Both of these would really benefit from defining exactly what kind of adversary is being considered when doing failed audits disqualification, because—as I believe—a different trade-off from the current status quo might be necessary.

BrightSilence · August 17, 2021, 9:09pm

Yeah we have no argument on that front. And if there is a way that can be prevented without allowing abuse of more lenient rules, I’m all for it. And I think there are some ways that could be done.

Sure, but you didn’t factor in the chance of that happening. For an up to 5 year old HDD there is about a 2% chance per year of failure. It’s really impossible for me to calculate the chance of this system freeze issue happening, but let’s say there is a 10% chance each year that your node gets lost that would have been preventable with the kinds of setups you are suggesting.
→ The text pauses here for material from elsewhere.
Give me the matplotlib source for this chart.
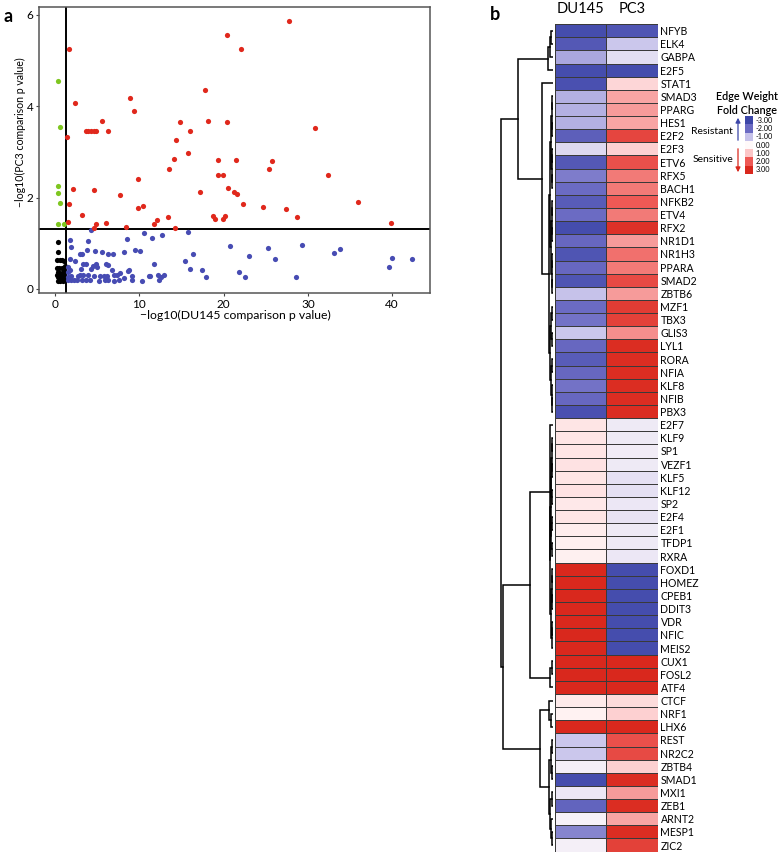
import matplotlib.pyplot as plt
import numpy as np
from matplotlib.colors import LinearSegmentedColormap, Normalize
from matplotlib.patches import FancyArrowPatch

plt.rcParams['font.family'] = ['Lato', 'DejaVu Sans']

# ---- panel a: -log10 p values (DU145 comparison, PC3 comparison)
du145_logp = [
    # both significant
    1.66, 2.37, 1.42, 3.64, 3.95, 4.27, 4.58, 4.9, 5.53, 6.25, 8.93, 9.41, 9.88, 9.8, 10.47,
    2.17, 1.62, 1.5, 3.2, 4.66, 4.82, 4.58, 6.05, 7.75, 8.42, 11.74, 12.13, 13.36, 13.56,
    14.1, 14.39, 14.19, 14.78, 15.81, 16.0, 17.23, 17.75, 18.14, 19.4, 19.4, 19.96, 18.7,
    19.01, 19.92, 20.2, 20.4, 20.43, 20.51, 21.23, 21.54, 21.5, 22.13, 22.29, 24.74, 25.38,
    25.77, 27.43, 27.79, 28.74, 30.91, 32.37, 36.0, 39.88,
    # PC3 only
    0.32, 0.59, 0.32, 0.4, 0.63, 0.36, 1.03,
    # neither
    0.4, 0.4, 0.25, 0.55, 0.85, 1.1, 0.2, 0.5, 0.8, 1.1, 0.3, 0.9, 0.25, 0.6, 1.0, 0.4,
    0.8, 1.15, 0.3, 0.6, 0.95, 0.5, 1.2,
    # DU145 only
    4.27, 1.74, 1.94, 3.87, 8.5, 10.51, 11.54, 12.73, 15.73, 20.71, 16.36, 15.38, 16.05,
    17.39, 17.87, 21.82, 22.6, 23.0, 25.26, 26.05, 28.58, 29.29, 33.08, 33.87, 39.64, 40.04,
    42.37, 11.74, 11.23, 10.12, 9.45, 8.14, 6.92, 6.25, 5.53, 4.74, 3.83, 3.24, 2.92, 1.82,
    2.41, 1.82, 3.36, 3.64, 3.08, 4.31, 4.47, 4.9, 4.94, 6.05, 6.32, 6.8, 8.77, 8.66, 7.71,
    7.35, 7.0, 5.81, 6.21, 5.38, 4.66, 3.91, 3.36, 2.96, 2.69, 1.86, 2.21, 2.61, 3.2, 3.68,
    4.19, 5.18, 5.97, 6.32, 6.96, 7.55, 8.18, 9.09, 9.17, 10.32, 11.15, 12.17, 12.61, 12.92,
    12.33, 1.58, 1.5, 1.54, 1.5, 1.9,
]
pc3_logp = [
    5.26, 4.07, 3.32, 3.46, 3.46, 3.46, 3.46, 3.46, 3.68, 3.46, 4.18, 3.89, 2.40, 1.77, 1.82,
    2.18, 1.85, 1.47, 1.62, 2.16, 1.42, 1.33, 1.45, 2.05, 1.35, 1.42, 1.50, 1.57, 2.63,
    2.85, 3.25, 1.34, 3.66, 2.97, 3.46, 2.12, 4.36, 3.68, 2.82, 2.50, 2.49, 1.59,
    1.54, 1.52, 1.59, 5.56, 3.66, 2.2, 2.11, 2.07, 2.83, 5.26, 1.85, 1.80, 2.63,
    2.80, 1.75, 5.87, 1.57, 3.53, 2.50, 1.91, 1.45,
    4.54, 3.54, 2.26, 2.09, 1.89, 1.42, 1.42,
    1.03, 0.8, 0.63, 0.63, 0.64, 0.62, 0.45, 0.45, 0.45, 0.43, 0.38, 0.36, 0.3, 0.3, 0.3, 0.25,
    0.24, 0.22, 0.18, 0.18, 0.18, 0.35, 0.5,
    1.29, 1.08, 0.92, 1.05, 1.09, 1.22, 1.11, 1.18, 1.24, 0.94, 0.77, 0.60, 0.43,
    0.42, 0.27, 0.36, 0.27, 0.72, 0.89, 0.66, 0.27, 0.96, 0.79, 0.88, 0.48, 0.68,
    0.65, 0.55, 0.28, 0.82, 0.86, 0.81, 0.77, 0.77, 0.81, 0.82, 0.86, 0.77, 0.77, 0.65,
    0.60, 0.41, 0.55, 0.55, 0.44, 0.44, 0.50, 0.55, 0.48, 0.55, 0.52, 0.42, 0.42, 0.39, 0.35,
    0.31, 0.31, 0.29, 0.29, 0.29, 0.29, 0.31, 0.31, 0.31, 0.29, 0.29, 0.19, 0.19, 0.19, 0.19,
    0.19, 0.18, 0.19, 0.19, 0.18, 0.19, 0.23, 0.28, 0.19, 0.18, 0.29, 0.31, 0.26, 0.31,
    0.20, 0.19, 0.26, 0.37, 0.48, 0.19,
]
cutoff = -np.log10(0.05)

# ---- panel b: edge weight fold change
tf_names = ["NFYB", "ELK4", "GABPA", "E2F5", "STAT1", "SMAD3", "PPARG", "HES1", "E2F2", "E2F3",
            "ETV6", "RFX5", "BACH1", "NFKB2", "ETV4", "RFX2", "NR1D1", "NR1H3", "PPARA", "SMAD2",
            "ZBTB6", "MZF1", "TBX3", "GLIS3", "LYL1", "RORA", "NFIA", "KLF8", "NFIB", "PBX3",
            "E2F7", "KLF9", "SP1", "VEZF1", "KLF5", "KLF12", "SP2", "E2F4", "E2F1", "TFDP1",
            "RXRA", "FOXD1", "HOMEZ", "CPEB1", "DDIT3", "VDR", "NFIC", "MEIS2", "CUX1", "FOSL2",
            "ATF4", "CTCF", "NRF1", "LHX6", "REST", "NR2C2", "ZBTB4", "SMAD1", "MXI1", "ZEB1",
            "ARNT2", "MESP1", "ZIC2"]
du145_fc = [-2.8, -2.5, -1.3, -2.8, -2.7, -1.2, -1.2, -1.2, -2.3, -0.6,
            -2.5, -1.8, -2.0, -2.4, -2.0, -2.8, -2.1, -2.6, -2.1, -2.6,
            -1.0, -2.0, -1.9, -0.9, -2.1, -2.4, -2.1, -1.9, -2.1, -2.7,
            0.4, 0.4, 0.4, 0.45, 0.4, 0.45, 0.35, 0.4, 0.25, 0.2,
            0.2, 3.0, 3.0, 3.0, 3.0, 3.0, 3.0, 3.0, 3.0, 3.0,
            3.0, 0.3, 0.15, 3.0, -0.9, -0.9, -0.2, -2.8, -0.35, -2.2,
            -0.15, -1.7, -0.2]
pc3_fc = [-2.6, -0.9, -0.5, -2.8, 0.7, 1.3, 1.4, 1.3, 2.4, 0.8,
          2.2, 1.7, 1.7, 2.0, 1.7, 2.8, 1.4, 1.8, 1.7, 2.3,
          1.4, 2.6, 2.5, 1.5, 2.9, 2.9, 2.9, 2.9, 2.9, 2.9,
          -0.3, -0.3, -0.25, -0.3, -0.45, -0.45, -0.35, -0.4, -0.3, -0.3,
          -0.35, -2.8, -2.8, -2.8, -2.8, -2.8, -2.8, -2.8, 3.0, 3.0,
          3.0, 0.6, 0.8, 3.0, 2.2, 2.3, 0.8, 2.9, 1.4, 2.9,
          1.3, 2.9, 2.5]
cell_lines = ["DU145", "PC3"]
legend_values = [-3, -2, -1, 0, 1, 2, 3]

# row clustering: (height, left, right)
clu_top = (35.0,
           (5.0, (3.0, (1.5, "NFYB", "ELK4"), "GABPA"), "E2F5"),
           (11.3, "STAT1",
            (4.0,
             (3.0,
              (2.2, (1.4, (0.6, "SMAD3", "PPARG"), (0.6, "HES1", "E2F2")),
                    (1.4, (0.6, "E2F3", "ETV6"), (0.6, "RFX5", "BACH1"))),
              (2.2, (1.4, (0.6, "NFKB2", "ETV4"), (0.6, "RFX2", "NR1D1")),
                    (1.4, (0.6, "NR1H3", "PPARA"), (0.6, "SMAD2", "ZBTB6")))),
             (2.8, (1.6, (0.6, "MZF1", "TBX3"), (0.6, "GLIS3", "LYL1")),
                   (2.0, (0.6, "RORA", "NFIA"), (1.2, "KLF8", (0.6, "NFIB", "PBX3")))))))
clu_mid = (23.0,
           (3.0, "E2F7",
            (2.5,
             (2.0, (1.5, (1.0, (0.5, "KLF9", "SP1"), (0.5, "VEZF1", "KLF5")), (0.5, "KLF12", "SP2")),
                   (1.5, (0.5, "E2F4", "E2F1"), (0.5, "TFDP1", "RXRA"))),
             (2.0, (1.2, (0.5, "FOXD1", "HOMEZ"), (0.5, "CPEB1", "DDIT3")),
                   (1.2, (0.5, "VDR", "NFIC"), "MEIS2")))),
           (2.5, (1.0, "CUX1", "FOSL2"), "ATF4"))
clu_low = (13.0,
           (4.0, "CTCF", (2.0, "NRF1", "LHX6")),
           (3.7, (2.0, (1.0, "REST", "NR2C2"), (1.0, "ZBTB4", "SMAD1")),
                 (2.5, (1.0, "MXI1", "ZEB1"), (1.5, "ARNT2", (0.8, "MESP1", "ZIC2")))))
tree = (52.3, clu_top, (50.3, clu_mid, clu_low))

W, H = 780, 852
fig = plt.figure(figsize=(W / 100, H / 100), dpi=100)


def frac(x0, y0, x1, y1):
    return [x0 / W, 1 - y1 / H, (x1 - x0) / W, (y1 - y0) / H]


# ================= panel a
ax = fig.add_axes(frac(39, 7, 430, 293))
x = np.array(du145_logp)
y = np.array(pc3_logp)
sig_du = x > cutoff
sig_pc = y > cutoff
groups = [(~sig_du & ~sig_pc, "black"), (sig_du & ~sig_pc, "#474cb3"),
          (~sig_du & sig_pc, "#7ec620"), (sig_du & sig_pc, "#e0281c")]
for mask, col in groups:
    ax.scatter(x[mask], y[mask], s=14, color=col, linewidths=0, zorder=3)
ax.axhline(cutoff, color="black", lw=1.4, zorder=2)
ax.axvline(cutoff, color="black", lw=1.4, zorder=2)
ax.set_xlim(-1.9, 44.5)
ax.set_ylim(-0.09, 6.17)
ax.set_xticks([0, 10, 20, 30, 40])
ax.set_yticks([0, 2, 4, 6])
ax.tick_params(labelsize=8.5, length=2.5, width=0.8, color="#444444", pad=1.5)
for sp in ax.spines.values():
    sp.set_color("#555555")
    sp.set_linewidth(1.1)
fig.text(235 / W, 1 - 315 / H, "\u2212log10(DU145 comparison p value)", fontsize=8.8,
         ha="center", va="center")
fig.text(20 / W, 1 - 132 / H, "\u2212log10(PC3 comparison p value)", fontsize=7.6,
         rotation=90, ha="center", va="center")
fig.text(4 / W, 1 - 17 / H, "a", fontsize=13, fontweight="bold", ha="left", va="center")

# ================= panel b
cmap = LinearSegmentedColormap.from_list(
    "fc", ["#3c46a8", "#6c6bc3", "#c6c2ea", "#fffafa", "#fcc6c7", "#ee5a56", "#d9281d"])
norm = Normalize(-3, 3)
n = len(tf_names)
row_of = {name: i + 0.5 for i, name in enumerate(tf_names)}

ax_hm = fig.add_axes(frac(555, 24.1, 657.7, 851.6))
vals = np.column_stack([du145_fc, pc3_fc])
ax_hm.pcolormesh(vals, cmap=cmap, norm=norm, edgecolors="#3a3a3a", linewidth=0.6)
ax_hm.set_ylim(n, 0)
ax_hm.set_xlim(0, 2)
ax_hm.yaxis.tick_right()
ax_hm.set_yticks(np.arange(n) + 0.5)
ax_hm.set_yticklabels(tf_names, fontsize=7.6)
ax_hm.xaxis.tick_top()
ax_hm.set_xticks([0.5, 1.5])
ax_hm.set_xticklabels(cell_lines, fontsize=10.5)
ax_hm.tick_params(length=0, pad=2)
ax_hm.tick_params(axis="x", pad=6)
for sp in ax_hm.spines.values():
    sp.set_visible(False)

# dendrogram
ax_dn = fig.add_axes(frac(497, 24.1, 553, 851.6))


def draw_node(node):
    if isinstance(node, str):
        return row_of[node], 0.0
    h, left, right = node
    yl, hl = draw_node(left)
    yr, hr = draw_node(right)
    ax_dn.plot([hl, h, h, hr], [yl, yl, yr, yr], color="black", lw=1.1,
               solid_joinstyle="miter")
    return (yl + yr) / 2, h


draw_node(tree)
ax_dn.set_xlim(56, 0)
ax_dn.set_ylim(n, 0)
ax_dn.axis("off")

fig.text(490 / W, 1 - 15 / H, "b", fontsize=13, fontweight="bold", ha="left", va="center")

# colour legend
ax_lg = fig.add_axes(frac(745, 116, 753.3, 174))
ax_lg.pcolormesh(np.array(legend_values)[:, None], cmap=cmap, norm=norm)
ax_lg.set_ylim(len(legend_values), 0)
ax_lg.axis("off")
for i, v in enumerate(legend_values):
    ax_lg.text(1.25, i + 0.5, "%.2f" % v, fontsize=5.3, ha="left", va="center",
               transform=ax_lg.transData, clip_on=False)

fig.text(747 / W, 1 - 97 / H, "Edge Weight", fontsize=7.8, fontweight="semibold",
         ha="center", va="center")
fig.text(747 / W, 1 - 110 / H, "Fold Change", fontsize=7.8, fontweight="semibold",
         ha="center", va="center")
fig.text(733 / W, 1 - 131 / H, "Resistant", fontsize=7.5, ha="right", va="center")
fig.text(733 / W, 1 - 159 / H, "Sensitive", fontsize=7.5, ha="right", va="center")
fig.add_artist(FancyArrowPatch((738 / W, 1 - 143 / H), (738 / W, 1 - 115 / H),
                               transform=fig.transFigure, arrowstyle="-|>",
                               mutation_scale=7, color="#3c46a8", lw=0.9))
fig.add_artist(FancyArrowPatch((738 / W, 1 - 146 / H), (738 / W, 1 - 175 / H),
                               transform=fig.transFigure, arrowstyle="-|>",
                               mutation_scale=7, color="#d9281d", lw=0.9))

fig.savefig("out.png", dpi=100)
plt.close(fig)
That means you would have at best a budget of $155 to break even and less to make a profit on that investment. And that’s assuming you already have a node with 18TB of data. For new node operators that number would be much closer to 0. So maybe at some point that investment makes sense. But for new SNOs starting out, I simply can’t justify large upfront costs. For all they know Storj has failed and disappeared before you ever earn that money back. I’m still very happy with my “whatever I already had” setup. The only thing I ever bought was more HDDs to add more storage space. And I only did that when I could pay for it with my Storj tokens. That’s 3 nodes running for 2.5 years now. And my nodes perform and earn exactly the same as yours do. So so far I’m definitely at a larger net profit. (Assuming you spend any kind of money on the kind of resilient setup you’re talking about).